(NaturalNews) New evidence has emerged linking animal agriculture to antibiotic resistance, in a study conducted by researchers from the Chinese Academy of Sciences and published in the journal Environmental Science & Technology.
For decades, health experts have been warning that widespread use of antibiotics in animal agriculture selects for the evolution of antibiotic resistant bacteria. Antibiotic-resistant intestinal bacteria may then be excreted in animal manure and enter the environment. Active traces of the drugs may also be excreted in animal waste, thereby entering the environment and producing more drug-resistant "superbugs" there.
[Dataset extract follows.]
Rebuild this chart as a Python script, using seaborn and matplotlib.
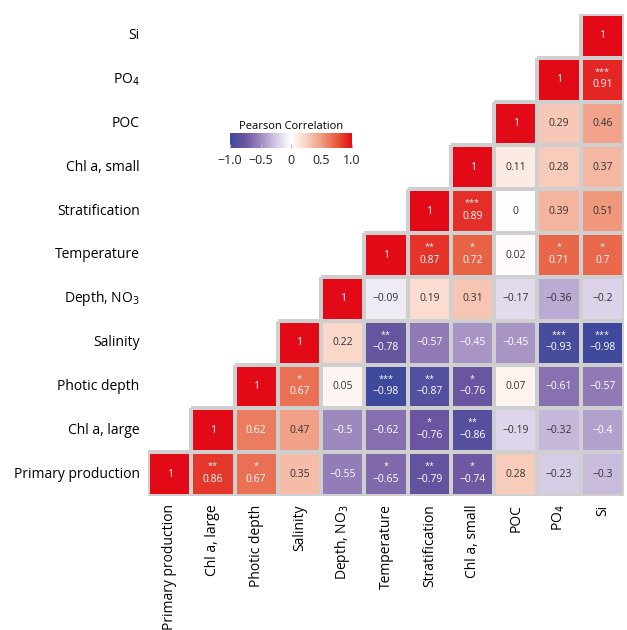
import numpy as np
import pandas as pd
import matplotlib
matplotlib.use("Agg")
import matplotlib.pyplot as plt
import seaborn as sns
from matplotlib.colors import LinearSegmentedColormap

variables = ["Primary production", "Chl a, large", "Photic depth", "Salinity",
             "Depth, NO$_3$", "Temperature", "Stratification", "Chl a, small",
             "POC", "PO$_4$", "Si"]

# upper-triangle correlations (row variable vs. itself and later variables)
r_primary = [1, 0.86, 0.67, 0.35, -0.55, -0.65, -0.79, -0.74, 0.28, -0.23, -0.3]
r_chl_large = [1, 0.62, 0.47, -0.5, -0.62, -0.76, -0.86, -0.19, -0.32, -0.4]
r_photic = [1, 0.67, 0.05, -0.98, -0.87, -0.76, 0.07, -0.61, -0.57]
r_salinity = [1, 0.22, -0.78, -0.57, -0.45, -0.45, -0.93, -0.98]
r_depth_no3 = [1, -0.09, 0.19, 0.31, -0.17, -0.36, -0.2]
r_temperature = [1, 0.87, 0.72, 0.02, 0.71, 0.7]
r_stratification = [1, 0.89, 0, 0.39, 0.51]
r_chl_small = [1, 0.11, 0.28, 0.37]
r_poc = [1, 0.29, 0.46]
r_po4 = [1, 0.91]
r_si = [1]

s_primary = ["", "**", "*", "", "", "*", "**", "*", "", "", ""]
s_chl_large = ["", "", "", "", "", "*", "**", "", "", ""]
s_photic = ["", "*", "", "***", "**", "*", "", "", ""]
s_salinity = ["", "", "**", "", "", "", "***", "***"]
s_depth_no3 = ["", "", "", "", "", "", ""]
s_temperature = ["", "**", "*", "", "*", "*"]
s_stratification = ["", "***", "", "", ""]
s_chl_small = ["", "", "", ""]
s_poc = ["", "", ""]
s_po4 = ["", "***"]
s_si = [""]

rows_r = [r_primary, r_chl_large, r_photic, r_salinity, r_depth_no3, r_temperature,
          r_stratification, r_chl_small, r_poc, r_po4, r_si]
rows_s = [s_primary, s_chl_large, s_photic, s_salinity, s_depth_no3, s_temperature,
          s_stratification, s_chl_small, s_poc, s_po4, s_si]

n = len(variables)
mat = np.full((n, n), np.nan)
stars = [["" for _ in range(n)] for _ in range(n)]
for i in range(n):
    for k, v in enumerate(rows_r[i]):
        mat[i, i + k] = v
        stars[i][i + k] = rows_s[i][k]

# display: top row = last variable
disp = mat[::-1, :]
disp_stars = stars[::-1]
df = pd.DataFrame(disp, index=variables[::-1], columns=variables)
mask = np.isnan(disp)

cmap = LinearSegmentedColormap.from_list("pc", [
    (0.0, (60/255, 72/255, 155/255)),
    (0.125, (108/255, 86/255, 160/255)),
    (0.25, (158/255, 136/255, 190/255)),
    (0.375, (212/255, 200/255, 228/255)),
    (0.5, (1, 1, 1)),
    (0.625, (248/255, 210/255, 195/255)),
    (0.75, (240/255, 155/255, 128/255)),
    (0.875, (231/255, 92/255, 62/255)),
    (1.0, (226/255, 10/255, 22/255)),
])

plt.rcParams['font.family'] = ['Open Sans', 'DejaVu Sans']
fig = plt.figure(figsize=(6.27, 6.30), dpi=100)
ax = fig.add_axes([148/627, 1 - 496/630, 476/627, 482/630])
cax = fig.add_axes([230/627, 1 - 148/630, 122/627, 15/630])

sns.heatmap(df, mask=mask, cmap=cmap, vmin=-1, vmax=1, ax=ax, cbar_ax=cax,
            cbar_kws={"orientation": "horizontal", "ticks": [-1, -0.5, 0, 0.5, 1]},
            linewidths=1.5, linecolor="#cfcfcf", square=False)

# hide edges of masked cells
mesh = ax.collections[0]
edge = np.zeros((n * n, 4))
gray = np.array([0.81, 0.81, 0.81, 1.0])
for idx, m in enumerate(mask.ravel()):
    edge[idx] = (0, 0, 0, 0) if m else gray
mesh.set_edgecolor(edge)

for r in range(n):
    for c in range(n):
        v = disp[r, c]
        if np.isnan(v):
            continue
        col = "white" if (v >= 0.6 or v <= -0.4) else "#333333"
        if v == 1:
            txt = "1"
        elif v == 0:
            txt = "0"
        else:
            txt = f"{v:g}".replace("-", "\u2212")
        st = disp_stars[r][c]
        if st:
            ax.text(c + 0.5, r + 0.62, txt, ha="center", va="center", fontsize=7.5, color=col)
            ax.text(c + 0.5, r + 0.33, st, ha="center", va="center", fontsize=6.5, color="white")
        else:
            ax.text(c + 0.5, r + 0.5, txt, ha="center", va="center", fontsize=7.5, color=col)

ax.tick_params(axis="both", length=0, labelsize=10, pad=6)
ax.set_xticklabels(variables, rotation=90, va="top", ha="center")
ax.set_yticklabels(variables[::-1], rotation=0)
ax.set_xlabel("")
ax.set_ylabel("")

cax.set_title("Pearson Correlation", fontsize=8, pad=3)
cax.tick_params(axis="x", direction="in", length=3, color="#bbbbbb", labelsize=9,
                labelcolor="#222222", pad=4)
cax.set_xticklabels(["\u22121.0", "\u22120.5", "0", "0.5", "1.0"])
for s in cax.spines.values():
    s.set_visible(False)

fig.savefig("out.png", dpi=100)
When animal manure is deliberately spread on agricultural fields, the problem is even worse.
"In China and elsewhere, large amounts of antibiotics are used in the animal industry to promote growth," said researcher Yong-Guan Zhu. "If pathogens in the environment are exposed to these antibiotics and develop resistance, this is clearly a health threat to the general public."
In the current study, researchers used mass spectrometry and liquid chromatography to test the soil from farms near nine different pig feedlots near Beijing, Jiaxing and Tianjin, China. Unlike previous similar studies, which looked only for signs of antibiotics, the researchers tested for the antibiotic tetracycline and 10 of its metabolites, which are produced as it is broken down in a pig's body.
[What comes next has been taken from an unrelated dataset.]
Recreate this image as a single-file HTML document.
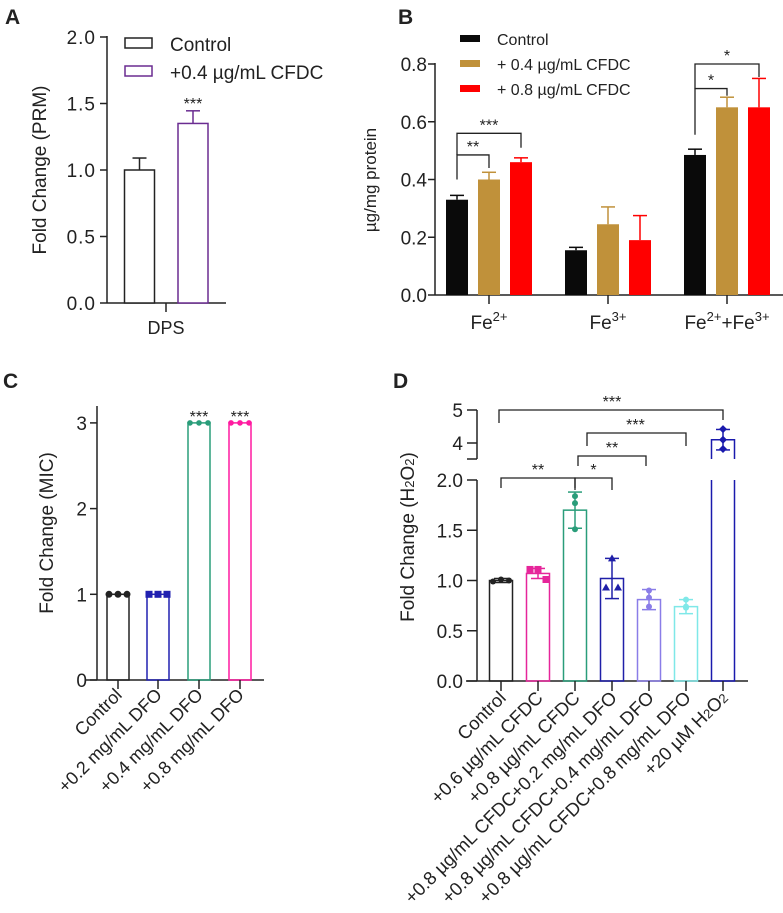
<!DOCTYPE html>
<html><head><meta charset="utf-8"><style>
html,body{margin:0;padding:0;background:#fff;}
svg{display:block;font-family:"Liberation Sans",Arial,sans-serif;}
</style></head><body>
<svg id="fig" width="783" height="913" viewBox="0 0 783 913" xmlns="http://www.w3.org/2000/svg"></svg>
<script>
// ---- Panel A data
const aCats = ["Control", "+0.4 µg/mL CFDC"];
const aVals = [1.0, 1.35];
const aErr = [0.09, 0.095];
const aTicks = ["0.0","0.5","1.0","1.5","2.0"];
// ---- Panel B data
const bGroups = ["2+", "3+", "2+ +3+"];
const bSeries = ["Control", "+ 0.4 µg/mL CFDC", "+ 0.8 µg/mL CFDC"];
const bCtrl = [0.33, 0.155, 0.485];
const bC04 = [0.40, 0.245, 0.65];
const bC08 = [0.46, 0.19, 0.65];
const bCtrlErr = [0.015, 0.01, 0.02];
const bC04Err = [0.025, 0.06, 0.035];
const bC08Err = [0.015, 0.085, 0.10];
const bTicks = ["0.0","0.2","0.4","0.6","0.8"];
// ---- Panel C data
const cCats = ["Control","+0.2 mg/mL DFO","+0.4 mg/mL DFO","+0.8 mg/mL DFO"];
const cVals = [1, 1, 3, 3];
const cPts = [[1,1,1],[1,1,1],[3,3,3],[3,3,3]];
const cTicks = ["0","1","2","3"];
// ---- Panel D data
const dCats = ["Control","+0.6 µg/mL CFDC","+0.8 µg/mL CFDC","+0.8 µg/mL CFDC+0.2 mg/mL DFO","+0.8 µg/mL CFDC+0.4 mg/mL DFO","+0.8 µg/mL CFDC+0.8 mg/mL DFO","+20 µM H2O2"];
const dVals = [1.0, 1.07, 1.70, 1.02, 0.81, 0.74, 4.10];
const dErr = [0.02, 0.05, 0.18, 0.20, 0.10, 0.07, 0.31];
const dPts = [[0.99,1.01,1.00],[1.11,1.11,1.01],[1.84,1.77,1.51],[0.93,1.22,0.93],[0.90,0.83,0.74],[0.81,0.74,0.73],[4.42,4.10,3.82]];
const dTicksLow = ["0.0","0.5","1.0","1.5","2.0"];
const dTicksHigh = ["4","5"];

const NS="http://www.w3.org/2000/svg";
const svg=document.getElementById('fig');
function el(tag,attrs,parent){const e=document.createElementNS(NS,tag);for(const k in attrs)e.setAttribute(k,attrs[k]);(parent||svg).appendChild(e);return e;}
function line(x1,y1,x2,y2,c,w,name){const e=el('line',{x1,y1,x2,y2,stroke:c||'#222','stroke-width':w||1.5});

return e;}
function txt(x,y,s,size,anchor,name,extra){const e=el('text',Object.assign({x,y,'font-size':size,'text-anchor':anchor||'start',fill:'#222'},extra||{}));e.textContent=s;

return e;}
function path(d,c,w,name){const e=el('path',{d,stroke:c,'stroke-width':w||1.5,fill:'none'});

return e;}

// Panel titles
txt(5,24,"A",21,'start','panel-a-title',{'font-weight':'bold'});
txt(398,24,"B",21,'start','panel-b-title',{'font-weight':'bold'});
txt(3,388,"C",21,'start','panel-c-title',{'font-weight':'bold'});
txt(393,388,"D",21,'start','panel-d-title',{'font-weight':'bold'});

// ================= Panel A
(function(){
 const x0=107,y0=303,ppu=133;
 const y=v=>y0-v*ppu;
 line(x0,y(2.0)-1,x0,y0,'#222',1.5,'a-y-axis');
 line(x0,y0,226,y0,'#222',1.5,'a-x-axis');
 aTicks.forEach(t=>{const v=parseFloat(t);line(x0-7,y(v),x0,y(v),'#222',1.5,'a-y-tick');txt(x0-11,y(v)+7,t,19,'end','a-y-tick-label',{'letter-spacing':'1'});});
 line(166,y0,166,312,'#222',1.5,'a-x-tick');
 txt(166,334,"DPS",18,'middle','a-x-label');
 const t=txt(46,170,"Fold Change (PRM)",19,'middle','a-y-axis-title');t.setAttribute('transform','rotate(-90 46 170)');
 const cols=['#222','#6a2c91'];const cx=[139.5,193];const bw=30;
 aVals.forEach((v,i)=>{
  const r=el('rect',{x:cx[i]-bw/2,y:y(v),width:bw,height:y0-y(v),fill:'#fff',stroke:cols[i],'stroke-width':1.5});
  
  
  line(cx[i],y(v),cx[i],y(v+aErr[i]),cols[i],1.5,'a-error-bar');
  line(cx[i]-7,y(v+aErr[i]),cx[i]+7,y(v+aErr[i]),cols[i],1.5,'a-error-cap');
 });
 txt(193,y(aVals[1]+aErr[1])-2,"***",16,'middle','a-significance');
 aCats.forEach((c,i)=>{
  const r=el('rect',{x:125,y:38+i*28,width:27,height:10,fill:'#fff',stroke:cols[i],'stroke-width':1.5});
  
  
  txt(170,51+i*28,c,19,'start','a-legend-entry');
 });
})();

// ================= Panel B
(function(){
 const x0=435,y0=295,ppu=288.75;
 const y=v=>y0-v*ppu;
 line(x0,y(0.8)-1,x0,y0,'#222',1.5,'b-y-axis');
 line(x0,y0,783,y0,'#222',1.5,'b-x-axis');
 bTicks.forEach(t=>{const v=parseFloat(t);line(x0-7,y(v),x0,y(v),'#222',1.5,'b-y-tick');txt(x0-8,y(v)+7,t,19,'end','b-y-tick-label');});
 const t=txt(376,180,"µg/mg protein",17,'middle','b-y-axis-title');t.setAttribute('transform','rotate(-90 376 180)');
 const gx=[489,608,727];const off=[-32,0,32];const bw=22;
 const cols=['#0a0a0a','#c0913a','#ff0000'];
 const series=[bCtrl,bC04,bC08];const errs=[bCtrlErr,bC04Err,bC08Err];
 gx.forEach((g,gi)=>{
  line(g,y0,g,y0+9,'#222',1.5,'b-x-tick');
  series.forEach((s,si)=>{
   const cx=g+off[si];const v=s[gi];const e=errs[si][gi];
   line(cx,y(v),cx,y(v+e),cols[si],1.5,'b-error-bar');
   line(cx-7,y(v+e),cx+7,y(v+e),cols[si],1.5,'b-error-cap');
   const r=el('rect',{x:cx-bw/2,y:y(v),width:bw,height:y0-y(v),fill:cols[si]});
   
   
  });
 });
 function fe(x,parts,name){
  const e=el('text',{x,y:329,'font-size':19,'text-anchor':'middle',fill:'#222'});
  
  
  parts.forEach(p=>{const s=el('tspan',p.sup?{'font-size':13,dy:-8}:(p.down?{dy:8}:{}),e);s.textContent=p.t;});
 }
 fe(gx[0],[{t:'Fe'},{t:'2+',sup:1}],'b-x-label-fe2');
 fe(gx[1],[{t:'Fe'},{t:'3+',sup:1}],'b-x-label-fe3');
 fe(gx[2],[{t:'Fe'},{t:'2+',sup:1},{t:'+Fe',down:1},{t:'3+',sup:1}],'b-x-label-total');
 bSeries.forEach((s,i)=>{
  const r=el('rect',{x:460,y:35+i*25,width:20,height:7,fill:cols[i]});
  
  
  txt(497,45+i*25,s,16,'start','b-legend-entry');
 });
 const c0=gx[0]+off[0],c1=gx[0]+off[1],c2=gx[0]+off[2];
 path(`M${c0} ${y(0.40)} V${y(0.485)} H${c1} V${y(0.44)}`,'#222',1.3);
 txt((c0+c1)/2,y(0.485)-3,"**",16,'middle','b-significance');
 path(`M${c0} ${y(0.485)} V${y(0.56)} H${c2} V${y(0.51)}`,'#222',1.3);
 txt((c0+c2)/2,y(0.56)-3,"***",16,'middle','b-significance');
 const d0=gx[2]+off[0],d1=gx[2]+off[1],d2=gx[2]+off[2];
 path(`M${d0} ${y(0.555)} V${y(0.715)} H${d1} V${y(0.69)}`,'#222',1.3);
 txt((d0+d1)/2,y(0.715)-3,"*",16,'middle','b-significance');
 path(`M${d0} ${y(0.715)} V${y(0.8)} H${d2} V${y(0.755)}`,'#222',1.3);
 txt((d0+d2)/2,y(0.8)-3,"*",16,'middle','b-significance');
})();

// ================= Panel C
(function(){
 const x0=97,y0=680,ppu=85.7;
 const y=v=>y0-v*ppu;
 line(x0,406,x0,y0,'#222',1.5,'c-y-axis');
 line(85,y0,264,y0,'#222',1.5,'c-x-axis');
 cTicks.forEach(t=>{const v=parseFloat(t);line(x0-7,y(v),x0,y(v),'#222',1.5,'c-y-tick');txt(x0-10,y(v)+7,t,19,'end','c-y-tick-label');});
 const t=txt(53,533,"Fold Change (MIC)",19,'middle','c-y-axis-title');t.setAttribute('transform','rotate(-90 53 533)');
 const cx=[118,158,199,240];const bw=22;
 const cols=['#222','#2020b0','#2a9d7a','#ff1aa0'];
 cVals.forEach((v,i)=>{
  const r=el('rect',{x:cx[i]-bw/2,y:y(v),width:bw,height:y0-y(v),fill:'none',stroke:cols[i],'stroke-width':1.5});
  
  
  line(cx[i],y0,cx[i],y0+9,'#222',1.5,'c-x-tick');
  cPts[i].forEach((p,j)=>{
   const px=cx[i]+(j-1)*9;
   let m;
   if(i===1) m=el('rect',{x:px-3.5,y:y(p)-3.5,width:7,height:7,fill:cols[i]});
   else m=el('circle',{cx:px,cy:y(p),r:i>=2?2.8:3.5,fill:cols[i]});
   
   
  });
  const lb=txt(cx[i]+5,y0+16,cCats[i],18,'end','c-x-label');lb.setAttribute('transform',`rotate(-45 ${cx[i]+5} ${y0+16})`);
  if(v>=3) txt(cx[i],y(v)-1,"***",16,'middle','c-significance');
 });
})();

// ================= Panel D
(function(){
 const x0=477,y0=681,ppu=100.5;
 const yl=v=>y0-v*ppu;
 const yh=v=>443-(v-4)*33;
 const y=v=>v<=2?yl(v):yh(v);
 line(x0,yl(2),x0,y0,'#222',1.5,'d-y-axis-lower');
 line(x0,yh(5),x0,459,'#222',1.5,'d-y-axis-upper');
 line(x0-10,459,x0,459,'#222',1.5,'d-axis-break');
 line(466,y0,748,y0,'#222',1.5,'d-x-axis');
 dTicksLow.forEach(t=>{const v=parseFloat(t);line(x0-10,yl(v),x0,yl(v),'#222',1.5,'d-y-tick');txt(x0-14,yl(v)+7,t,19,'end','d-y-tick-label');});
 dTicksHigh.forEach(t=>{const v=parseFloat(t);line(x0-10,yh(v),x0,yh(v),'#222',1.5,'d-y-tick');txt(x0-14,yh(v)+7,t,19,'end','d-y-tick-label');});
 const yt=el('text',{x:414,y:537,'font-size':19,'text-anchor':'middle',fill:'#222',transform:'rotate(-90 414 537)'});
 
 
 [['Fold Change (H',0],['2',1],['O',0],['2',1],[')',0]].forEach(p=>{const s=el('tspan',p[1]?{'font-size':13}:{},yt);s.textContent=p[0];});
 const cx=dCats.map((c,i)=>501+i*37);const bw=23;
 const cols=['#222','#e6259a','#2a9d7a','#1f1fa8','#8a7de8','#7fe8e8','#1a1aad'];
 dVals.forEach((v,i)=>{
  const c=cols[i];const L=cx[i]-bw/2,R=cx[i]+bw/2;
  if(v<=2){
   const r=el('rect',{x:L,y:yl(v),width:bw,height:y0-yl(v),fill:'none',stroke:c,'stroke-width':1.5});
   
   
  } else {
   path(`M${L} ${yl(2)} V${y0} H${R} V${yl(2)}`,c,1.5,'d-bar-'+i+'-lower');
   path(`M${L} 459 V${yh(v)} H${R} V459`,c,1.5,'d-bar-'+i+'-upper');
  }
  const hi=v+dErr[i],lo=v-dErr[i];
  line(cx[i],y(lo),cx[i],y(hi),c,1.5,'d-error-bar');
  line(cx[i]-7,y(hi),cx[i]+7,y(hi),c,1.5,'d-error-cap');
  line(cx[i]-7,y(lo),cx[i]+7,y(lo),c,1.5,'d-error-cap');
  dPts[i].forEach((p,j)=>{
   const spread=(i<=1)?8:0;
   const px=cx[i]+(i===3?(j===0?-6:(j===2?6:0)):(j-1)*spread);
   const py=y(p);
   let m;
   if(i===1) m=el('rect',{x:px-3.5,y:py-3.5,width:7,height:7,fill:c});
   else if(i===3) m=el('polygon',{points:`${px},${py-4} ${px-4},${py+3} ${px+4},${py+3}`,fill:c});
   else if(i===6) m=el('polygon',{points:`${px},${py-4} ${px+4},${py} ${px},${py+4} ${px-4},${py}`,fill:c});
   else m=el('circle',{cx:px,cy:py,r:3,fill:c});
   
   
  });
  line(cx[i],y0,cx[i],y0+10,'#222',1.5,'d-x-tick');
  const lx=cx[i]+6,ly=y0+18;
  const lb=el('text',{x:lx,y:ly,'font-size':18.5,'text-anchor':'end',fill:'#222',transform:`rotate(-45 ${lx} ${ly})`});
  
  
  const m=dCats[i].match(/^(.*)H2O2$/);
  if(m){[[m[1]+'H',0],['2',1],['O',0],['2',1]].forEach(p=>{const s=el('tspan',p[1]?{'font-size':13}:{},lb);s.textContent=p[0];});}
  else lb.textContent=dCats[i];
 });
 const B=(a,b,yt,ya,yb,s)=>{path(`M${cx[a]} ${ya} V${yt} H${cx[b]} V${yb}`,'#222',1.3);txt((cx[a]+cx[b])/2,yt-3,s,16,'middle','d-significance');};
 B(0,2,478,488,488,"**");
 path(`M${cx[2]} 490 V478 H${cx[3]} V490`,'#222',1.3);txt((cx[2]+cx[3])/2,475,"*",16,'middle','d-significance');
 path(`M${cx[2]+3} 466 V456 H${cx[4]-3} V466`,'#222',1.3);txt((cx[2]+cx[4])/2,453,"**",16,'middle','d-significance');
 path(`M${cx[2]+12} 446 V433 H${cx[5]} V446`,'#222',1.3);txt((cx[2]+cx[5])/2+5,430,"***",16,'middle','d-significance');
 path(`M${cx[0]-2} 423 V410 H${cx[6]} V420`,'#222',1.3);txt((cx[0]+cx[6])/2,407,"***",16,'middle','d-significance');
})();
</script>
</body></html>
The researchers also tested bacteria in the soil for genes linked to tetracycline resistance. They detected 15 such genes, and found that their prevalence was directly correlated with the concentration of tetracycline and its metabolites in the soil.
The study shows that soils contaminated with agricultural manure "are major reservoirs of antibiotic-resistance genes in the environment," said Xiangdong Li of The Hong Kong Polytechnic University.
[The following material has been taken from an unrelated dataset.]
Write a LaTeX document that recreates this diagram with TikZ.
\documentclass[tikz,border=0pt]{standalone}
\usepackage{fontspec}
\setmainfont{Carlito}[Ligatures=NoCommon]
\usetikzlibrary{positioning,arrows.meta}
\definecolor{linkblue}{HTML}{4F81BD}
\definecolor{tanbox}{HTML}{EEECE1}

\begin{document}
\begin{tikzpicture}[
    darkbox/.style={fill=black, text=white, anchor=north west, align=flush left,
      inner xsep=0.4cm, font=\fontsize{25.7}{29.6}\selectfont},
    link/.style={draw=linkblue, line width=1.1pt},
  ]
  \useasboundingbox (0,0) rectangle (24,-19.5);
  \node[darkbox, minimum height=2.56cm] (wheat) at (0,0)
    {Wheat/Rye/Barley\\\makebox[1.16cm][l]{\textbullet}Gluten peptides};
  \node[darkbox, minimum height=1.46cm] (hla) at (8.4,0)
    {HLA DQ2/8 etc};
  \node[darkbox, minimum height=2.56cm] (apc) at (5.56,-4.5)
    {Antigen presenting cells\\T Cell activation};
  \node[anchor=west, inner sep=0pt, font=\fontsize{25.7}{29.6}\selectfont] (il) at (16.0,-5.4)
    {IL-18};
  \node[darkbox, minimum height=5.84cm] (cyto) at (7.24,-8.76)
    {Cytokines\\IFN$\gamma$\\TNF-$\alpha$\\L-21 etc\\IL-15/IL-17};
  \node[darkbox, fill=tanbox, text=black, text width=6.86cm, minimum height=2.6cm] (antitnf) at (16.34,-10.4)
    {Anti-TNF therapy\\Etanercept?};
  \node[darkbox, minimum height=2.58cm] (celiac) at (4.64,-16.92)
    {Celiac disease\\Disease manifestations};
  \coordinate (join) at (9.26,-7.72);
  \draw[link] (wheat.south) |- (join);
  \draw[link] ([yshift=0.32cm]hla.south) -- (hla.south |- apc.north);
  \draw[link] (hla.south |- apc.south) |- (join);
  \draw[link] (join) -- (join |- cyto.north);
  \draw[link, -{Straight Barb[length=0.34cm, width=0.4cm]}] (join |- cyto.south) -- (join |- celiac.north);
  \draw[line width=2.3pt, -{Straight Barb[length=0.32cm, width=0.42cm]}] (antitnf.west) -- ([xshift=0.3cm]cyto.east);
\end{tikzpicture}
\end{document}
Antibiotic-resistant superbugs are regarded as a major growing public health threat.
"Some 90,000 Americans suffer potentially deadly infections each year from a drug-resistant 'staph superbug,'" writes Andreas Moritz in her book Timeless Secrets of Health & Rejuvenation.
"According to the U.S. Centers for Disease Control, more people now die from these superbugs than from AIDS diseases."